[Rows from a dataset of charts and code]
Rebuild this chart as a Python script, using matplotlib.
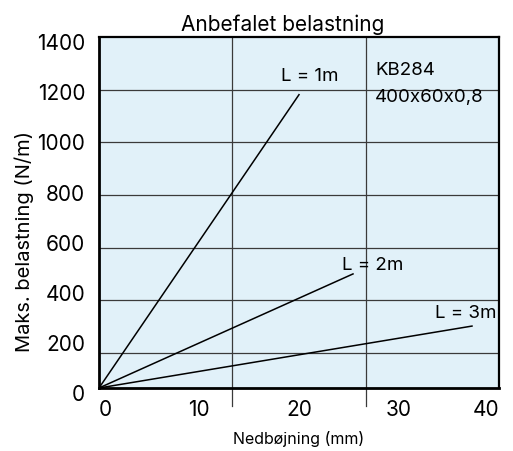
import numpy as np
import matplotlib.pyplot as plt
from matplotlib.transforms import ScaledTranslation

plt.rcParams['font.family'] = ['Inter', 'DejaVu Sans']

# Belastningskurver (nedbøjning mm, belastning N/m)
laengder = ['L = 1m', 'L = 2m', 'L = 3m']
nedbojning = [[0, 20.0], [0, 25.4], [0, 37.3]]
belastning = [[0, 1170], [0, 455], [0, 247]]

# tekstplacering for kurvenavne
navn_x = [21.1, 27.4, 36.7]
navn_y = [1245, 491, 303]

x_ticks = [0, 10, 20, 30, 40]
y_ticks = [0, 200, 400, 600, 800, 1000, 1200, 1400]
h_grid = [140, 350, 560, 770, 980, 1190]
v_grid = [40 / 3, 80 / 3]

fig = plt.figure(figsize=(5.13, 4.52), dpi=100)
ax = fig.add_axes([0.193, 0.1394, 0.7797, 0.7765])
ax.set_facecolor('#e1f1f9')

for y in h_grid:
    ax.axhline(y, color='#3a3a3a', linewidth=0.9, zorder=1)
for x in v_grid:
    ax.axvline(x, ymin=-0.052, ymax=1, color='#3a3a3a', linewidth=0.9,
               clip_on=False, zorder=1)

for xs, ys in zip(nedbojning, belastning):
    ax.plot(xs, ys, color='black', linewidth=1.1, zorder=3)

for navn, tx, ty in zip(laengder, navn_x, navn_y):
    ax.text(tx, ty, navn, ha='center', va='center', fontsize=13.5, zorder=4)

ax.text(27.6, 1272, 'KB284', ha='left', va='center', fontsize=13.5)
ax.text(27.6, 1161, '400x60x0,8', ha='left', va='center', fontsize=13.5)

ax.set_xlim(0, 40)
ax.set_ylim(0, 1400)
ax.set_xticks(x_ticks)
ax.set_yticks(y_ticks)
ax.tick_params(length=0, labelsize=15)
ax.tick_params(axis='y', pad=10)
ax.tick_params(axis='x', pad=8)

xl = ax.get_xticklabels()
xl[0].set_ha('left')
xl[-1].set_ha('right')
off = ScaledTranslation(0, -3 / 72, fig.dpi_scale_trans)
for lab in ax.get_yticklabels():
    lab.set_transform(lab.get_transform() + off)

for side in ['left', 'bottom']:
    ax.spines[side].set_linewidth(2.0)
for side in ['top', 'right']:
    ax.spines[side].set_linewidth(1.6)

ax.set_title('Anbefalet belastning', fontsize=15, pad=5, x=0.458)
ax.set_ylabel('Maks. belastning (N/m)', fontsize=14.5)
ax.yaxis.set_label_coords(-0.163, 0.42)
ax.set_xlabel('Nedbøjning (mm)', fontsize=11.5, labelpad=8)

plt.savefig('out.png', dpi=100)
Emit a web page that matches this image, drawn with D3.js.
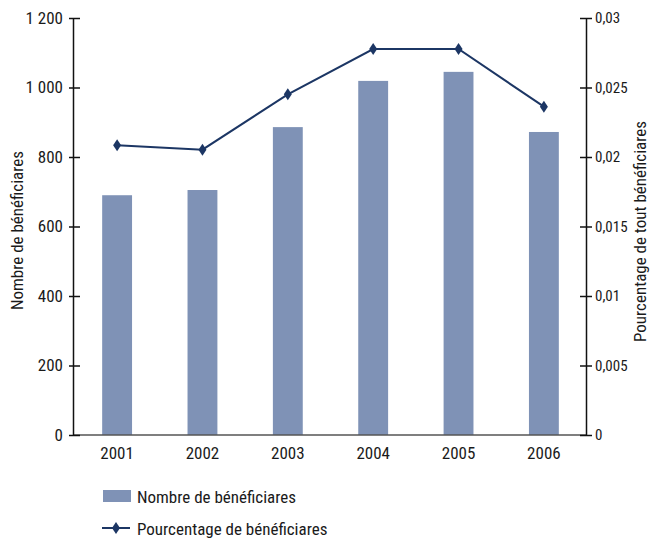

> _Exercise brief_: Drop the images and quote the entries word for word.

> _Reply_:
Rebuild this chart as a Python script, using matplotlib.
import numpy as np
import matplotlib.pyplot as plt
from matplotlib.transforms import ScaledTranslation

plt.rcParams['font.family'] = ['Inter', 'DejaVu Sans']

# Belastningskurver (nedbøjning mm, belastning N/m)
laengder = ['L = 1m', 'L = 2m', 'L = 3m']
nedbojning = [[0, 20.0], [0, 25.4], [0, 37.3]]
belastning = [[0, 1170], [0, 455], [0, 247]]

# tekstplacering for kurvenavne
navn_x = [21.1, 27.4, 36.7]
navn_y = [1245, 491, 303]

x_ticks = [0, 10, 20, 30, 40]
y_ticks = [0, 200, 400, 600, 800, 1000, 1200, 1400]
h_grid = [140, 350, 560, 770, 980, 1190]
v_grid = [40 / 3, 80 / 3]

fig = plt.figure(figsize=(5.13, 4.52), dpi=100)
ax = fig.add_axes([0.193, 0.1394, 0.7797, 0.7765])
ax.set_facecolor('#e1f1f9')

for y in h_grid:
    ax.axhline(y, color='#3a3a3a', linewidth=0.9, zorder=1)
for x in v_grid:
    ax.axvline(x, ymin=-0.052, ymax=1, color='#3a3a3a', linewidth=0.9,
               clip_on=False, zorder=1)

for xs, ys in zip(nedbojning, belastning):
    ax.plot(xs, ys, color='black', linewidth=1.1, zorder=3)

for navn, tx, ty in zip(laengder, navn_x, navn_y):
    ax.text(tx, ty, navn, ha='center', va='center', fontsize=13.5, zorder=4)

ax.text(27.6, 1272, 'KB284', ha='left', va='center', fontsize=13.5)
ax.text(27.6, 1161, '400x60x0,8', ha='left', va='center', fontsize=13.5)

ax.set_xlim(0, 40)
ax.set_ylim(0, 1400)
ax.set_xticks(x_ticks)
ax.set_yticks(y_ticks)
ax.tick_params(length=0, labelsize=15)
ax.tick_params(axis='y', pad=10)
ax.tick_params(axis='x', pad=8)

xl = ax.get_xticklabels()
xl[0].set_ha('left')
xl[-1].set_ha('right')
off = ScaledTranslation(0, -3 / 72, fig.dpi_scale_trans)
for lab in ax.get_yticklabels():
    lab.set_transform(lab.get_transform() + off)

for side in ['left', 'bottom']:
    ax.spines[side].set_linewidth(2.0)
for side in ['top', 'right']:
    ax.spines[side].set_linewidth(1.6)

ax.set_title('Anbefalet belastning', fontsize=15, pad=5, x=0.458)
ax.set_ylabel('Maks. belastning (N/m)', fontsize=14.5)
ax.yaxis.set_label_coords(-0.163, 0.42)
ax.set_xlabel('Nedbøjning (mm)', fontsize=11.5, labelpad=8)

plt.savefig('out.png', dpi=100)
Emit a web page that matches this image, drawn with D3.js.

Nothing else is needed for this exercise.